Scaling of scores follows the conventions of package FactoMineR. In summary, scaling 0 yields unscaled scores, in scaling 1, row scores are multiplied by

sqrt(n * eig)

where n is the number of active rows in the ordination and eig are the eigenvalues. In scaling 2, column scores are multiplied by

sqrt(eig)

In scaling 3 both rows and columns are scaled.

For tidy, a data.frame containing the variance (i.e. eigenvalue), the proportion of variance, and the cumulative proportion of variance associated to each principal component.

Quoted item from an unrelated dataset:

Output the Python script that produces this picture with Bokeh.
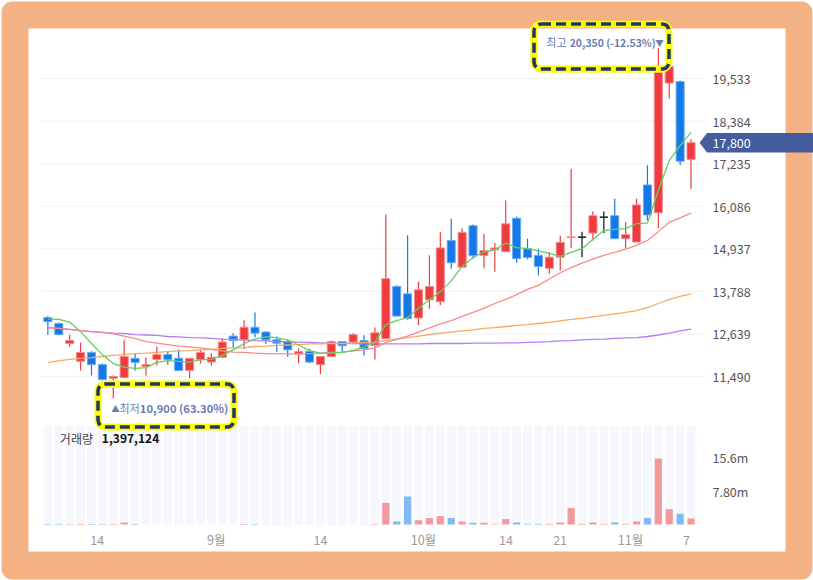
from bokeh.plotting import figure
from bokeh.models import (ColumnDataSource, Range1d, LinearAxis, FixedTicker,
                          BoxAnnotation, Label, PolyAnnotation)
from bokeh.embed import file_html
from bokeh.resources import INLINE

# ---------------- data ----------------
opens = [13080, 12920, 12380, 11900, 12140, 11810, 11440, 11460, 11980, 11760,
         11950, 12080, 11980, 11650, 11950, 11880, 12010, 12580, 12480, 12820,
         12690, 12480, 12430, 12100, 12170, 11810, 12030, 12430, 12420, 12460,
         12330, 12510, 13920, 13720, 13070, 13560, 13510, 15160, 14440, 15560,
         14760, 14910, 14860, 15760, 14940, 14760, 14410, 14710, 15240, 15250,
         15360, 15790, 15830, 15210, 15120, 16660, 15910, 19410, 19450, 17350]
highs = [13120, 12950, 12620, 12410, 12170, 11840, 11520, 12460, 12110, 12000,
         12300, 12170, 12220, 11980, 12220, 12120, 12520, 12660, 13010, 13220,
         12710, 12570, 12480, 12250, 12240, 12030, 12460, 12430, 12660, 12600,
         12810, 15860, 13950, 15300, 14050, 14760, 15400, 15750, 15490, 15590,
         15340, 15100, 16240, 15810, 15210, 14940, 14850, 15290, 17100, 15400,
         15950, 15940, 16290, 15650, 16290, 17190, 20350, 19860, 19480, 17890]
lows = [12620, 12600, 12300, 11650, 11520, 11380, 10900, 11440, 11650, 11520,
        11790, 11810, 11650, 11440, 11840, 11790, 11980, 12250, 12230, 12550,
        12370, 12150, 12020, 11850, 11850, 11560, 12010, 12120, 12370, 12060,
        11950, 12510, 13120, 13020, 12870, 13320, 13410, 14400, 14440, 14660,
        14410, 14320, 14860, 14560, 14650, 14220, 14260, 14350, 14960, 14710,
        15160, 15360, 15210, 14950, 15120, 15700, 15500, 18990, 17200, 16560]
closes = [12970, 12620, 12460, 12140, 11810, 11410, 11490, 12030, 11870, 11810,
          12080, 11950, 11650, 11980, 12140, 12010, 12420, 12460, 12820, 12660,
          12480, 12390, 12210, 12160, 11880, 12030, 12430, 12320, 12620, 12240,
          12670, 14130, 13120, 13060, 13830, 13920, 14960, 14560, 15380, 14750,
          14890, 14960, 15610, 14670, 14700, 14460, 14710, 15110, 15260, 15250,
          15830, 15790, 15210, 15320, 16120, 15850, 19700, 19860, 17300, 17800]
volumes = [120000, 120000, 120000, 120000, 120000, 120000, 120000, 470000, 120000, 20000,
           20000, 20000, 20000, 20000, 20000, 20000, 20000, 20000, 100000, 100000,
           20000, 20000, 20000, 20000, 20000, 20000, 20000, 20000, 20000, 20000,
           100000, 5080000, 700000, 6560000, 1000000, 1500000, 1970000, 1500000, 700000, 400000,
           400000, 150000, 1260000, 470000, 150000, 150000, 150000, 470000, 3840000, 150000,
           470000, 150000, 470000, 150000, 700000, 1500000, 15450000, 3600000, 2500000, 1397124]
ma5 = [13040, 13030, 12960, 12700, 12380, 12080, 11840, 11740, 11710, 11730,
       11870, 11920, 11900, 11880, 11940, 11950, 12060, 12210, 12380, 12500,
       12560, 12540, 12480, 12340, 12190, 12120, 12120, 12140, 12190, 12290,
       12420, 12890, 13000, 13080, 13330, 13570, 13780, 14070, 14460, 14700,
       14850, 14910, 15090, 14970, 14940, 14880, 14810, 14730, 14840, 14940,
       15190, 15430, 15460, 15480, 15620, 15630, 16510, 17320, 17720, 18080]
ma20 = [12800, 12790, 12760, 12730, 12700, 12680, 12640, 12580, 12520, 12430,
        12390, 12350, 12310, 12290, 12260, 12220, 12180, 12150, 12140, 12120,
        12110, 12100, 12100, 12100, 12110, 12120, 12140, 12150, 12180, 12210,
        12260, 12410, 12490, 12580, 12690, 12800, 12910, 13000, 13110, 13220,
        13330, 13460, 13570, 13700, 13840, 13950, 14120, 14290, 14430, 14550,
        14660, 14760, 14840, 14930, 15030, 15160, 15400, 15650, 15770, 15900]
ma60 = [11870, 11910, 11950, 11980, 12000, 12030, 12060, 12080, 12110, 12120,
        12140, 12160, 12180, 12190, 12210, 12220, 12250, 12260, 12270, 12300,
        12310, 12330, 12340, 12350, 12370, 12370, 12380, 12380, 12390, 12410,
        12420, 12460, 12500, 12540, 12580, 12620, 12660, 12690, 12720, 12750,
        12790, 12810, 12840, 12870, 12890, 12920, 12950, 12990, 13030, 13060,
        13100, 13140, 13180, 13220, 13270, 13350, 13460, 13570, 13650, 13720]
ma120 = [12810, 12790, 12760, 12730, 12700, 12680, 12660, 12650, 12620, 12610,
         12600, 12570, 12560, 12540, 12530, 12520, 12500, 12490, 12480, 12460,
         12450, 12430, 12430, 12420, 12410, 12400, 12390, 12380, 12380, 12370,
         12370, 12370, 12370, 12370, 12370, 12380, 12380, 12380, 12380, 12390,
         12390, 12390, 12400, 12400, 12410, 12420, 12430, 12450, 12460, 12480,
         12490, 12500, 12520, 12530, 12540, 12570, 12610, 12660, 12720, 12770]
price_ticks = [11490, 12639, 13788, 14937, 16086, 17235, 18384, 19533]
volume_ticks = [7.8e6, 15.6e6]
volume_tick_labels = ["7.80m", "15.6m"]
x_tick_pos = [4.53, 15.44, 25.0, 34.45, 42.03, 46.99, 53.45, 58.57]
x_tick_labels = ["14", "9월", "14", "10월", "14", "21", "11월", "7"]

# ---------------- styling / layout ----------------
FONT = "Noto Sans CJK KR"
UP, DOWN, FLAT = "#ef3b3e", "#1478e6", "#111111"
UP_LINE, DOWN_LINE = "#f58a8c", "#6aaaf0"
UP_V, DOWN_V = "#f4999b", "#80b9f4"
ANNOT = "#6a7cb6"
TAG = "#445d9c"
ORANGE = "#F4B183"

W, H = 813, 580
PX_PER_BAR = 10.9015          # pixels per candle
BAR0_PX = 47.36               # pixel x of first candle
PRICE_PER_PX = 26.9901
PRICE_AT_TOP = 21638.2
VOL_PER_PX = 234196.0
VOL_BASE_PX = 524.0           # pixel y of volume baseline / x-axis
PLOT_RIGHT_PX = 696.0         # right edge of the chart area

X0 = -BAR0_PX / PX_PER_BAR
X1 = X0 + W / PX_PER_BAR
Y1 = PRICE_AT_TOP
Y0 = PRICE_AT_TOP - H * PRICE_PER_PX
V1 = VOL_BASE_PX * VOL_PER_PX
V0 = -(H - VOL_BASE_PX) * VOL_PER_PX

n = len(closes)
idx = list(range(n))
col = [UP if c > o else (DOWN if c < o else FLAT) for o, c in zip(opens, closes)]
lcol = [UP_LINE if c > o else (DOWN_LINE if c < o else FLAT) for o, c in zip(opens, closes)]
vcol = [DOWN_V if c < o else UP_V for o, c in zip(opens, closes)]
src = ColumnDataSource(dict(
    x=idx, o=opens, h=highs, l=lows, c=closes,
    top=[max(o, c) for o, c in zip(opens, closes)],
    bot=[min(o, c) for o, c in zip(opens, closes)],
    col=col, lcol=lcol, vol=volumes, vcol=vcol,
))

p = figure(width=W, height=H, x_range=Range1d(X0, X1), y_range=Range1d(Y0, Y1),
           output_backend="svg", toolbar_location=None,
           x_axis_location=None, y_axis_location=None, min_border=0)
p.extra_y_ranges = {"vol": Range1d(V0, V1)}
p.border_fill_color = "white"
p.background_fill_color = "white"
p.outline_line_color = None
p.xgrid.visible = False
p.ygrid.visible = False


def canvas_box(l, r, t, b, **kw):
    return BoxAnnotation(left=l, right=r, top=t, bottom=b,
                         left_units="canvas", right_units="canvas",
                         top_units="canvas", bottom_units="canvas", **kw)


# orange rounded frame and white inner panel
p.add_layout(canvas_box(1, W - 1, 1, H - 1, fill_color=ORANGE, fill_alpha=1.0,
                        line_color=None, border_radius=11, level="image"))
p.add_layout(canvas_box(28, W - 28, 28, H - 29, fill_color="white", fill_alpha=1.0,
                        line_color=None, level="image"))

# horizontal grid lines at the price ticks
x_grid0 = X0 + 40 / PX_PER_BAR
x_grid1 = X0 + 704 / PX_PER_BAR
p.segment(x0=[x_grid0] * len(price_ticks), x1=[x_grid1] * len(price_ticks),
          y0=price_ticks, y1=price_ticks, line_color="#f1f1f1", line_width=1)

# axes (drawn at fixed locations inside the canvas)
x_axis_at = X0 + PLOT_RIGHT_PX / PX_PER_BAR
y_axis_at = PRICE_AT_TOP - VOL_BASE_PX * PRICE_PER_PX
vol_pos = [Y0 + (v - V0) / (V1 - V0) * (Y1 - Y0) for v in volume_ticks]
overrides = {t: f"{t:,}" for t in price_ticks}
overrides.update({vp: lab for vp, lab in zip(vol_pos, volume_tick_labels)})
yax = LinearAxis(ticker=FixedTicker(ticks=price_ticks + vol_pos, minor_ticks=[]),
                 major_label_overrides=overrides, fixed_location=x_axis_at)
yax.axis_line_color = None
yax.major_tick_line_color = None
yax.minor_tick_line_color = None
yax.major_tick_out = 0
yax.major_tick_in = 0
yax.major_label_standoff = 16
yax.major_label_text_font = FONT
yax.major_label_text_font_size = "12.5px"
yax.major_label_text_color = "#555555"
p.add_layout(yax, "right")

xax = LinearAxis(ticker=FixedTicker(ticks=x_tick_pos, minor_ticks=[]),
                 major_label_overrides=dict(zip(x_tick_pos, x_tick_labels)),
                 fixed_location=y_axis_at)
xax.axis_line_color = None
xax.major_tick_line_color = None
xax.minor_tick_line_color = None
xax.major_tick_out = 0
xax.major_tick_in = 0
xax.major_label_standoff = 5
xax.major_label_text_font = FONT
xax.major_label_text_font_size = "12.5px"
xax.major_label_text_color = "#9a9a9a"
p.add_layout(xax, "below")

# volume panel
bg_top = max(volumes) * 1.5
p.vbar(x="x", width=0.8, top=bg_top, bottom=0, source=src, y_range_name="vol",
       fill_color="#f5f7fc", line_color=None)
p.vbar(x="x", width=0.66, top="vol", bottom=0, source=src, y_range_name="vol",
       fill_color="vcol", line_color=None)

# candles
p.segment(x0="x", y0="l", x1="x", y1="h", source=src, line_color="col", line_width=1.2)
p.vbar(x="x", width=0.74, top="top", bottom="bot", source=src,
       fill_color="col", line_color="lcol", line_width=1)

# moving averages
p.line(idx, ma120, line_color="#b47ff4", line_width=1.3)
p.line(idx, ma60, line_color="#f8a862", line_width=1.3)
p.line(idx, ma20, line_color="#f88a8c", line_width=1.3)
p.line(idx, ma5, line_color="#62cf62", line_width=1.3)

# volume caption
p.add_layout(Label(x=0, y=bg_top, y_range_name="vol", x_offset=12, y_offset=-13,
                   text="거래량", text_font=FONT, text_font_size="12px",
                   text_color="#444444", text_baseline="middle"))
p.add_layout(Label(x=0, y=bg_top, y_range_name="vol", x_offset=54, y_offset=-13,
                   text=f"{volumes[-1]:,}", text_font=FONT, text_font_size="12px",
                   text_font_style="bold", text_color="#111111", text_baseline="middle"))

# high / low captions
hi = max(highs)
hi_i = highs.index(hi)
lo = min(lows)
lo_i = lows.index(lo)
last = closes[-1]
hi_txt = f"{hi:,} ({(last / hi - 1) * 100:.2f}%)"
lo_txt = f"{lo:,} ({(last / lo - 1) * 100:.2f}%)"

p.add_layout(Label(x=hi_i, y=hi, x_offset=-3, y_offset=6, text="▼", text_font=FONT,
                   text_font_size="8.5px", text_color=ANNOT, text_baseline="middle"))
p.add_layout(Label(x=hi_i, y=hi, x_offset=-88.6, y_offset=6, text=hi_txt, text_font=FONT,
                   text_font_size="10.4px", text_font_style="bold", text_color=ANNOT,
                   text_baseline="middle"))
p.add_layout(Label(x=hi_i, y=hi, x_offset=-112, y_offset=6, text="최고", text_font=FONT,
                   text_font_size="11px", text_color=ANNOT, text_baseline="middle"))

p.add_layout(Label(x=lo_i, y=lo, x_offset=-2, y_offset=-10, text="▲", text_font=FONT,
                   text_font_size="8.5px", text_color=ANNOT, text_baseline="middle"))
p.add_layout(Label(x=lo_i, y=lo, x_offset=6.2, y_offset=-10, text="최저", text_font=FONT,
                   text_font_size="11px", text_color=ANNOT, text_baseline="middle"))
p.add_layout(Label(x=lo_i, y=lo, x_offset=26.6, y_offset=-10, text=lo_txt, text_font=FONT,
                   text_font_size="11.2px", text_font_style="bold", text_color=ANNOT,
                   text_baseline="middle"))

# current price tag
li = n - 1
hh = 9.8 * PRICE_PER_PX
tag = PolyAnnotation(
    xs=[li + 8.5 / PX_PER_BAR, li + 16 / PX_PER_BAR, X1 + 1, X1 + 1, li + 16 / PX_PER_BAR],
    ys=[last, last + hh, last + hh, last - hh, last - hh],
    fill_color=TAG, fill_alpha=1.0, line_color=None)
p.add_layout(tag)
p.add_layout(Label(x=li, y=last, x_offset=21.5, text=f"{last:,}", text_font=FONT,
                   text_font_size="12.5px", text_color="white", text_baseline="middle"))

# highlight boxes (yellow border with navy dashes)
for (l, r, t, b) in [(530, 672, 20, 72), (94, 237, 380, 430)]:
    for lc, lw, dash in [("#FFFF00", 7, "solid"), ("#1F3864", 3.5, "10 5")]:
        p.add_layout(canvas_box(l + 3.5, r - 3.5, t + 3.5, b - 3.5,
                                fill_color=None, line_color=lc, line_alpha=1.0,
                                line_width=lw, line_dash=dash, border_radius=7))

open("out.html", "w").write(file_html(p, INLINE))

For augment, a data.frame containing the original data (when which="rows" and data is supplied or can be extracted from the object) and the additional columns:

.rownames:: the identifier of the row or column, extracted from the row or column names in the original data.
.PC#:: the coordinates of data objects on the extracted principal components.
.cos2:: the squared cosine, summed over extracted PCs, which quantifies the quality of the representation of each data point in the space of the extracted PCs. NB: cos2 can only be computed when all possible principal components are extracted in the PCA objects; when it is not the case, cos2 is NA. In several packages, the number of principal components to keep is an argument of the PCA function (and the default is not "all").
.contrib:: the contribution of each object to the selected PCs. NB: same comment as for cos2 regarding the number of PCs kept in the PCA object.
.type:: the nature of the data extracted : row or col.

Functions to perform PCA: prcomp in package stats, PCA in package factoMineR, rda in package vegan, dudi.pca in package ade4, pca in package pcaMethods (on bioconductor).

Other PCA.related.functions: autoplot_pca, ca_tidiers

pca <- prcomp(USArrests, scale = TRUE)

tidy(pca)

head(augment(pca, which="row"))
head(augment(pca, which="col"))
# or use your preferred synonym, possibly abbreviated
head(augment(pca, which="obs"))
head(augment(pca, which="var"))
head(augment(pca, which="descriptors"))

# data is not contained in the `prcomp` object but can be provided
head(augment(pca, data=USArrests, which="row"))
# select different principal components
augment(pca, which="col", dim=c(2,3))

if (require("FactoMineR")) {
  pca <- FactoMineR::PCA(USArrests, graph=FALSE, ncp=4)
  head(augment(pca, which="individuals"))
  head(augment(pca, which="variables"))
}

if (require("vegan")) {
  pca <- vegan::rda(USArrests, scale=TRUE)
  # can use vegan's naming convention
  head(augment(pca, which="sites"))
  head(augment(pca, which="species"))
}

if (require("ade4")) {
  pca <- ade4::dudi.pca(USArrests, scannf=FALSE)
  head(augment(pca))
  head(augment(pca, which="variables"))
}

if (require("pcaMethods")) {
  pca <- pcaMethods::pca(USArrests, scale="uv")
  head(augment(pca))
  augment(pca, which="var")
}